By Dan Chapman, The Atlanta Journal-Constitution
April 19
Georgia’s jobless rate in March continued its decline from peak levels, notching a 10 percent rate that economists expect will return to single digits as 2011 rolls along.

The jobless rate was 10.2 percent in February and 10.4 percent in December.

Not since June of last year has the rate been at 10 percent. Still, for 42 consecutive months, Georgia has outpaced the national unemployment rate, which stood at 8.8 percent in March.

Mark Butler, the Georgia labor department commissioner, professed optimism that the statistics released Monday portend sunnier hiring days ahead.

“The drop in the unemployment rate is encouraging, but I’m more pleased that we’ve now had two consecutive months of job growth, coupled with fewer layoffs,” he said. “It appears that employers are growing more confident that our economy is improving.”

Butler has company. The National Association for Business Economics, a professional association for economists, reported Monday that the number of companies hiring versus firing hit levels not seen since at least 1982. None of the survey’s respondents expect that to change over the next six months.

“Things are looking much better,” said Buckhead’s Meghan Lopez, who recently landed a job as a nonprofit mental health worker after months of searching. “It seems like there are more jobs available on CareerBuilder and all those different websites.”

The leisure and hospitality industries –bars and restaurants, in particular –accounted for 60 percent of the 15,600 new jobs created last month in Georgia.

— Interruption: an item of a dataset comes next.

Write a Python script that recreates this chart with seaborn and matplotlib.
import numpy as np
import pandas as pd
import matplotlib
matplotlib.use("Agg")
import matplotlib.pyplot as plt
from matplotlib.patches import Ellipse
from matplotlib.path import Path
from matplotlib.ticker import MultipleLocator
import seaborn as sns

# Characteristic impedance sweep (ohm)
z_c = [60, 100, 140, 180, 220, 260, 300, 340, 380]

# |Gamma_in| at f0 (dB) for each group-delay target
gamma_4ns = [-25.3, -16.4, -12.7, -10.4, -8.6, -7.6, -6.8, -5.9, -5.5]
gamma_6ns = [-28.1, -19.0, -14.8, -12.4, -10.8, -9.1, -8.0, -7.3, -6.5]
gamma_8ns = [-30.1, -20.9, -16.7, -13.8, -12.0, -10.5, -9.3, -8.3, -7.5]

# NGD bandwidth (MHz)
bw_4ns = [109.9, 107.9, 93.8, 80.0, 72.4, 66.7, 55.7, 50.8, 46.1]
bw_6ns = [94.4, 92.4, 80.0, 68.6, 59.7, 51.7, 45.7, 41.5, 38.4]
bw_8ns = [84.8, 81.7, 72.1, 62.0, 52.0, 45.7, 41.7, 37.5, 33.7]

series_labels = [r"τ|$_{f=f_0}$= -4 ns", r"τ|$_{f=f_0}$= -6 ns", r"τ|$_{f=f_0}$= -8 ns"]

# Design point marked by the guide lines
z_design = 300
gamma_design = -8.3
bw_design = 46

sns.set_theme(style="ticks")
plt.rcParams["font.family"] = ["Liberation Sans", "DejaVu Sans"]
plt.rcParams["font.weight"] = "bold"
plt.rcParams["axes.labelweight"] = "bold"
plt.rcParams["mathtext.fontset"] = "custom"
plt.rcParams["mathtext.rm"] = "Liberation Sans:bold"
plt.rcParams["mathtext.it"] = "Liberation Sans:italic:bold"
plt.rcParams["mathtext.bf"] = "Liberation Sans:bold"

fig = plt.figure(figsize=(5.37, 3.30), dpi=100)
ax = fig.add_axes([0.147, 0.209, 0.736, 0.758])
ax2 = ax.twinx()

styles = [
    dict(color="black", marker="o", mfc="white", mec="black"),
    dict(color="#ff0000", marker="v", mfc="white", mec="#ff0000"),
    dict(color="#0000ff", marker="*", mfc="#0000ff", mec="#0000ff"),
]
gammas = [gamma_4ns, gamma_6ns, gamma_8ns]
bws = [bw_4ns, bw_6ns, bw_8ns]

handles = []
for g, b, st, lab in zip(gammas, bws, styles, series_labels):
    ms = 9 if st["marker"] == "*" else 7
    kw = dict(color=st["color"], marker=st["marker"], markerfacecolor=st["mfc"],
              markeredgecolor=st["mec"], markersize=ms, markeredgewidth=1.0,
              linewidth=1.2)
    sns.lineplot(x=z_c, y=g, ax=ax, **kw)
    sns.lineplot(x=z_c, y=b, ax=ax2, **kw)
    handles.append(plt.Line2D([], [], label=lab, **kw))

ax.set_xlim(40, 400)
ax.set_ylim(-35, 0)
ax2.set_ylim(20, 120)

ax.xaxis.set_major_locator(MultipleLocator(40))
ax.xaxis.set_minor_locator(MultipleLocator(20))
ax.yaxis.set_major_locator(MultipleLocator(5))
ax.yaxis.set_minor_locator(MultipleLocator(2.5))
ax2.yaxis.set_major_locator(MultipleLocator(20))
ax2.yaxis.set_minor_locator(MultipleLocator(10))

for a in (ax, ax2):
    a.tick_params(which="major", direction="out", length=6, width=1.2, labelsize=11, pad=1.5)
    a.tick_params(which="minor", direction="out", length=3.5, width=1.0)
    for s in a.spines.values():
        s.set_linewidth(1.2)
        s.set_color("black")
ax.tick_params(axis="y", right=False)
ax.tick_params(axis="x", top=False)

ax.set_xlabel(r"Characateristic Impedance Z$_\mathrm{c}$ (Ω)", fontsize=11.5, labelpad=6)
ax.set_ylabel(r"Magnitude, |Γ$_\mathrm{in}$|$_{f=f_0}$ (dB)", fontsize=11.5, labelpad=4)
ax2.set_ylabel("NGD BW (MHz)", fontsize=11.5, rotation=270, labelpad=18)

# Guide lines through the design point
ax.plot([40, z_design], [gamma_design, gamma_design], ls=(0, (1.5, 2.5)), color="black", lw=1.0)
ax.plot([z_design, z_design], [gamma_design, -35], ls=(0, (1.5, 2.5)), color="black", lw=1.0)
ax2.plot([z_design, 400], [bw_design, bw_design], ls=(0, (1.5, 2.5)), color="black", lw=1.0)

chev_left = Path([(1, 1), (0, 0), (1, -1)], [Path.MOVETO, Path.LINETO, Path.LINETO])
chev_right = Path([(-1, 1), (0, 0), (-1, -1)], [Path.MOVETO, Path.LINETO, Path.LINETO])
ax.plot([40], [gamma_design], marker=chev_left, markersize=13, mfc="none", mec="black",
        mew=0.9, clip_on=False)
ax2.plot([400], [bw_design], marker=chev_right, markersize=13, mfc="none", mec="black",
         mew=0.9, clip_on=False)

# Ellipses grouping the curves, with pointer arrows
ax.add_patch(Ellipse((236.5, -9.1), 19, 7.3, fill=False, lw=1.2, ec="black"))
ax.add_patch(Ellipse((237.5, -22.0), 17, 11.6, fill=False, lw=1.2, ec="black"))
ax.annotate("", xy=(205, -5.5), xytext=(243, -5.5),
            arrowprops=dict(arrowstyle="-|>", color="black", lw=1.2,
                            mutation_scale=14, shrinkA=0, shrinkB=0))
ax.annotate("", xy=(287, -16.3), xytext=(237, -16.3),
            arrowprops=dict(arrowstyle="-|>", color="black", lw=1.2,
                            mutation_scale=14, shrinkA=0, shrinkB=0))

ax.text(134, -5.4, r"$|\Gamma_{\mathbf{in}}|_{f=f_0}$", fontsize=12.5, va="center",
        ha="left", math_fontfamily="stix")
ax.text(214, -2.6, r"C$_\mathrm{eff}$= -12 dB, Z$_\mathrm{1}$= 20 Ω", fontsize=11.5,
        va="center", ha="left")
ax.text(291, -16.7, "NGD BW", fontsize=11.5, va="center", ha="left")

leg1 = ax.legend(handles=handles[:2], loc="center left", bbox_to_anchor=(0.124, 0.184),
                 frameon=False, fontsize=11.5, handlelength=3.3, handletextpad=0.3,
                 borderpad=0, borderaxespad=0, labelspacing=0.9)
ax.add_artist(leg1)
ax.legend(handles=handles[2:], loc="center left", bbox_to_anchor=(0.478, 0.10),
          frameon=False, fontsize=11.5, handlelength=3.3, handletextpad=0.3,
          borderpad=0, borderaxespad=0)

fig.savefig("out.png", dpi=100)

Expect more service-related good news next month. McDonald’s, for example, will begin hiring 1,000 new employees Tuesday for its 277 north Georgia restaurants.

Manufacturing logged 2,100 net new hires in March. Computer design, warehousing, educational services, electronic equipment and the transportation industries also added jobs.

“In Georgia, basically, the job losses ended almost a year ago, but we haven’t seen very much job growth until really the beginning of this year,” said Jeff Humphreys, . “We’ve added a significant number of jobs and they’re coming in fast enough to bring the unemployment rate down slowly.”

The pain, though, lingers for Georgia’s long-term unemployed who’ve been jobless at least 27 weeks. A record 56 percent of the state’s 469,103 jobless have been without work for that amount of time.

Humphreys expects job growth to remain steady, if not spectacular, with 9.5 percent unemployment by year’s end.

“We’ve already made a lot of progress so that makes people go out and start to look for jobs again,” he said. “But that will slow down the (drop) in the unemployment rate because more people are re-entering the labor force.”